Consider what coal is. It's compressed plant matter. It's pretty well all carbon. Now where the fuck is the radioactive material with a half life of more than 6000 years (carbon14) going to be in that? The answer is in the impurities, which are pretty well all sand. Now if 10% of the coal doesn't burn it's not paticularly good coal but still usable - so you've got 10% that used to be sand. Thus that coal is going to have about 1/10 per tons of any sort of impurity that is in the sand. If it's sand with radioactive elements you end up with coal that is 1/10 as radioactive sand.
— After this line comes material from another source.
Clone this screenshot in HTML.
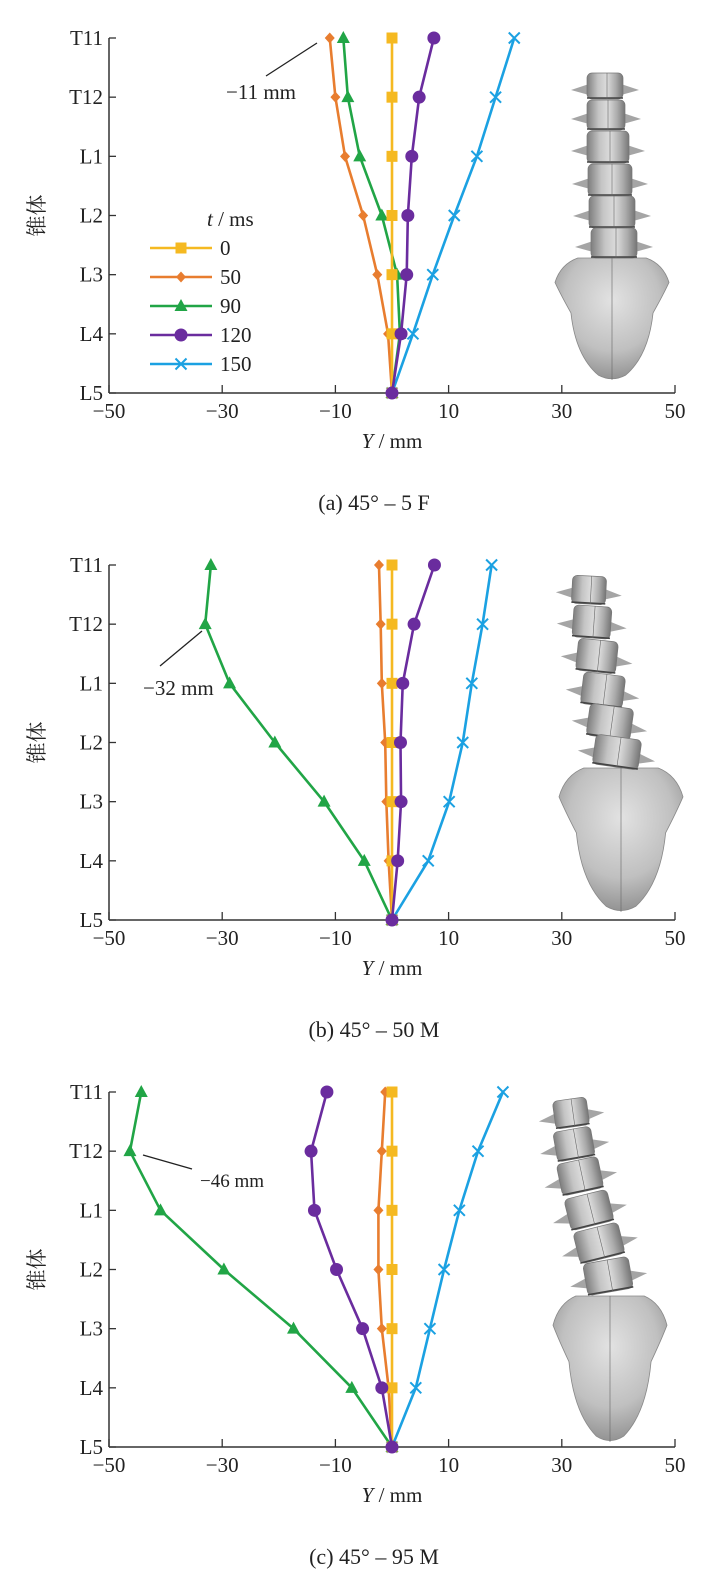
<!DOCTYPE html>
<html><head><meta charset="utf-8"><style>
html,body{margin:0;padding:0;background:#fff;}
svg{display:block;}
text{font-family:"Liberation Serif","Noto Serif CJK SC",serif;fill:#222;}
</style></head><body>
<svg id="s" width="722" height="1580" xmlns="http://www.w3.org/2000/svg">
<defs>
<linearGradient id="bone" x1="0" x2="1" y1="0" y2="0">
<stop offset="0" stop-color="#7e7e7e"/><stop offset="0.3" stop-color="#c4c4c4"/><stop offset="0.55" stop-color="#dcdcdc"/><stop offset="0.8" stop-color="#aaaaaa"/><stop offset="1" stop-color="#767676"/>
</linearGradient>
<radialGradient id="sac" cx="0.5" cy="0.35" r="0.7">
<stop offset="0" stop-color="#e2e2e2"/><stop offset="0.6" stop-color="#c0c0c0"/><stop offset="1" stop-color="#8a8a8a"/>
</radialGradient>
</defs>
</svg>
<script>
const NS="http://www.w3.org/2000/svg";const S=document.getElementById('s');
function el(t,a,txt){const e=document.createElementNS(NS,t);for(const k in a)e.setAttribute(k,a[k]);if(txt!==undefined)e.textContent=txt;S.appendChild(e);return e;}
const X0=392,SC=5.66,AX=109,AXR=675;
const C={y:'#F5B921',o:'#E87D2F',g:'#21A546',p:'#6A2C9E',b:'#1BA1E2'};
const labs=['T11','T12','L1','L2','L3','L4','L5'];
function marker(type,x,y,c){
 if(type==='s')el('rect',{x:x-5.5,y:y-5.5,width:11,height:11,fill:c});
 else if(type==='d')el('polygon',{points:`${x},${y-5.5} ${x+5},${y} ${x},${y+5.5} ${x-5},${y}`,fill:c});
 else if(type==='t')el('polygon',{points:`${x},${y-7} ${x+6.5},${y+5} ${x-6.5},${y+5}`,fill:c});
 else if(type==='c')el('circle',{cx:x,cy:y,r:6.5,fill:c});
 else if(type==='x'){el('path',{d:`M${x-5.5},${y-5.5}L${x+5.5},${y+5.5}M${x+5.5},${y-5.5}L${x-5.5},${y+5.5}`,stroke:c,'stroke-width':2,fill:'none'});}
}
function spine(pts,sac){
 const s=sac;
 el('path',{d:`M${s.x-s.w*0.3},${s.y} L${s.x+s.w*0.3},${s.y} Q${s.x+s.w*0.45},${s.y+s.h*0.05} ${s.x+s.w*0.5},${s.y+s.h*0.2} Q${s.x+s.w*0.45},${s.y+s.h*0.3} ${s.x+s.w*0.36},${s.y+s.h*0.45} Q${s.x+s.w*0.32},${s.y+s.h*0.8} ${s.x+s.w*0.12},${s.y+s.h*0.96} Q${s.x},${s.y+s.h*1.02} ${s.x-s.w*0.12},${s.y+s.h*0.96} Q${s.x-s.w*0.32},${s.y+s.h*0.8} ${s.x-s.w*0.36},${s.y+s.h*0.45} Q${s.x-s.w*0.45},${s.y+s.h*0.3} ${s.x-s.w*0.5},${s.y+s.h*0.2} Q${s.x-s.w*0.45},${s.y+s.h*0.05} ${s.x-s.w*0.3},${s.y} Z`,fill:'url(#sac)',stroke:'#888','stroke-width':0.8});
 el('line',{x1:s.x,y1:s.y,x2:s.x,y2:s.y+s.h,stroke:'#666','stroke-width':0.6});
 for(const [cx,cy,w,h,a] of pts){
  const g=document.createElementNS(NS,'g');g.setAttribute('transform',`translate(${cx},${cy}) rotate(${a})`);S.appendChild(g);
  const add=(t,at)=>{const e=document.createElementNS(NS,t);for(const k in at)e.setAttribute(k,at[k]);g.appendChild(e);};
  add('polygon',{points:`${-w/2-16},${4} ${-w/2+2},${-2} ${-w/2+2},${9}`,fill:'#a5a5a5'});
  add('polygon',{points:`${w/2+16},${4} ${w/2-2},${-2} ${w/2-2},${9}`,fill:'#a5a5a5'});
  add('rect',{x:-w/2,y:-h/2,width:w,height:h,rx:5,fill:'url(#bone)',stroke:'#777','stroke-width':0.7});
  add('line',{x1:-w/2,y1:h/2-1,x2:w/2,y2:h/2-1,stroke:'#444','stroke-width':1.6});
  add('line',{x1:2,y1:-h/2,x2:2,y2:h/2,stroke:'#666','stroke-width':0.6});
 }
}
function panel(oy,data,cap,ann,sp){
 const yT=oy, dy=(355)/6;
 const Y=i=>yT+i*dy; const yB=Y(6);
 el('line',{x1:AX,y1:yT,x2:AX,y2:yB,stroke:'#333','stroke-width':1.5});
 el('line',{x1:AX,y1:yB,x2:AXR,y2:yB,stroke:'#333','stroke-width':1.5});
 labs.forEach((l,i)=>{el('line',{x1:AX,y1:Y(i),x2:AX+7,y2:Y(i),stroke:'#333','stroke-width':1.3});el('text',{x:103,y:Y(i)+7,'font-size':21,'text-anchor':'end'},l);});
 [-50,-30,-10,10,30,50].forEach(v=>{const x=X0+v*SC;el('line',{x1:x,y1:yB,x2:x,y2:yB-8,stroke:'#333','stroke-width':1.3});el('text',{x:x,y:yB+25,'font-size':21,'text-anchor':'middle'},(v<0?'\u2212':'')+Math.abs(v));});
 el('text',{x:44,y:(yT+yB)/2,'font-size':21,'text-anchor':'middle',transform:`rotate(-90 44 ${(yT+yB)/2})`},'锥体');
 const t=el('text',{x:392,y:yB+55,'font-size':21,'text-anchor':'middle'});t.innerHTML='<tspan font-style="italic">Y</tspan> / mm';
 el('text',{x:374,y:yB+117,'font-size':22,'text-anchor':'middle'},cap);
 spine(sp.v,sp.s);
 const order=[['b','x'],['g','t'],['o','d'],['y','s'],['p','c']];
 for(const [k,m] of order){const d=data[k].concat([0]);
  const pts=d.map((v,i)=>`${X0+v*SC},${Y(i)}`).join(' ');
  el('polyline',{points:pts,fill:'none',stroke:C[k],'stroke-width':2.6,'stroke-linejoin':'round'});
  d.forEach((v,i)=>marker(m,X0+v*SC,Y(i),C[k]));}
 el('line',{x1:ann.l[0],y1:ann.l[1],x2:ann.l[2],y2:ann.l[3],stroke:'#222','stroke-width':1.3});
 el('text',{x:ann.t[0],y:ann.t[1],'font-size':ann.fs||21},ann.txt);
}
const zeros=[0,0,0,0,0,0];
panel(38,{y:zeros,o:[-11,-10,-8.3,-5.1,-2.6,-0.7],g:[-8.6,-7.8,-5.7,-1.8,0.9,1.4],p:[7.4,4.8,3.5,2.8,2.6,1.6],b:[21.6,18.3,15,11,7.2,3.7]},
 '(a)  45° – 5 F',{l:[266,76,317,43],t:[226,99],txt:'\u221211 mm'},
 {v:[[605,86,36,26,0],[606,115,38,30,0],[608,147,42,32,0],[610,180,44,32,0],[612,212,46,32,0],[614,243,46,30,0]],s:{x:612,y:258,w:114,h:122}});
panel(565,{y:zeros,o:[-2.3,-2,-1.8,-1.2,-1,-0.6],g:[-32,-33,-28.7,-20.7,-12,-4.9],p:[7.5,3.9,1.9,1.5,1.6,1.0],b:[17.6,16,14.1,12.5,10.1,6.4]},
 '(b)  45° – 50 M',{l:[160,666,202,631],t:[143,695],txt:'\u221232 mm'},
 {v:[[589,590,34,28,3],[592,622,38,32,4],[597,656,40,32,6],[603,690,42,32,7],[610,722,44,32,8],[617,752,46,30,8]],s:{x:621,y:768,w:124,h:144}});
panel(1092,{y:zeros,o:[-1.2,-1.8,-2.4,-2.4,-1.8,-0.6],g:[-44.3,-46.3,-40.9,-29.7,-17.4,-7.1],p:[-11.5,-14.3,-13.7,-9.8,-5.2,-1.8],b:[19.6,15.2,11.9,9.2,6.7,4.2]},
 '(c)  45° – 95 M',{l:[143,1155,192,1169],t:[200,1187],txt:'\u221246 mm',fs:19},
 {v:[[571,1113,34,28,-8],[574,1144,38,30,-10],[580,1176,42,32,-12],[589,1210,44,32,-14],[599,1243,46,32,-14],[608,1276,46,32,-10]],s:{x:610,y:1296,w:114,h:146}});
const lt=el('text',{x:207,y:226,'font-size':21});lt.innerHTML='<tspan font-style="italic">t</tspan> / ms';
[['y','s','0'],['o','d','50'],['g','t','90'],['p','c','120'],['b','x','150']].forEach(([k,m,l],i)=>{const y=248+i*29;
 el('line',{x1:150,y1:y,x2:212,y2:y,stroke:C[k],'stroke-width':2.6});marker(m,181,y,C[k]);el('text',{x:220,y:y+7,'font-size':21},l);});
</script>
</body></html>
The end point of this is that is you take around 220,000 tons of the most radioactive coal Oak Ridge Labs could find and concentrate the radioactive material you get the equivalent of one banana dose.
Coal kills a lot of real people in plenty of real ways without indulging this fantasy from a failed nuclear PR campaign designed to make people take radioactive waste less seriously.
I am hoping you have merely been conned by a lying weasel on this issue instead of being one yourself.
Hey guys there is a lot of really great housing that has opened up in Japan. Why don't you all move right in.
Did you ever hear the joke of the Geek that found a talking frog?
Or how about the one where a beautiful woman rides up to a geek on a bicycle?
If you knew even a tiny bit about nuclear power from what you could pick up from the press you would already know the answer for that one before asking it. Since even before the 1970s there has been a push towards reactor designs that would not catastrophicly fail upon the loss of coolant. TMI made that even more important and pushed it into the mainstream. The reactors we are talking about are old and did fail after the loss of some coolant.
That's assuming you are really asking about how to prevent earthquate and tsunami damage from leading to catastrophic reactor problems. Your actual question is yet another example of somebody pretending to be incredibly stupid (why pretend I know how to stop earthquakes?) to push an argument instead of relying on the argument instead. There is a lot of such bullshit about now - do they teach that moronic argument tactic in school these days or something? The only polite response to such fake stupidity is to assume that those who use it were actually intelligent enough to survive to the age where they can write and try to work out what line they are pushing with such fake stupity.
I'm sorry, but he's trying to tell me that the Fukushima disaster was caused by the nuclear industry "falling asleep at the wheel again" which makes absolutely no sense because you can't prevent an earthquake.
Of course they cannot prevent earthquakes and I really so not understand why you are pretending to be so stupid. While you cannot command the rain to stop it is still within your power to carry an umbrella.
What the earthquake did was make the cooling system fail. What can be done and has been done in some other reactors is to minimise the concequences of a complete cooling system failure so that the accident is far better contained.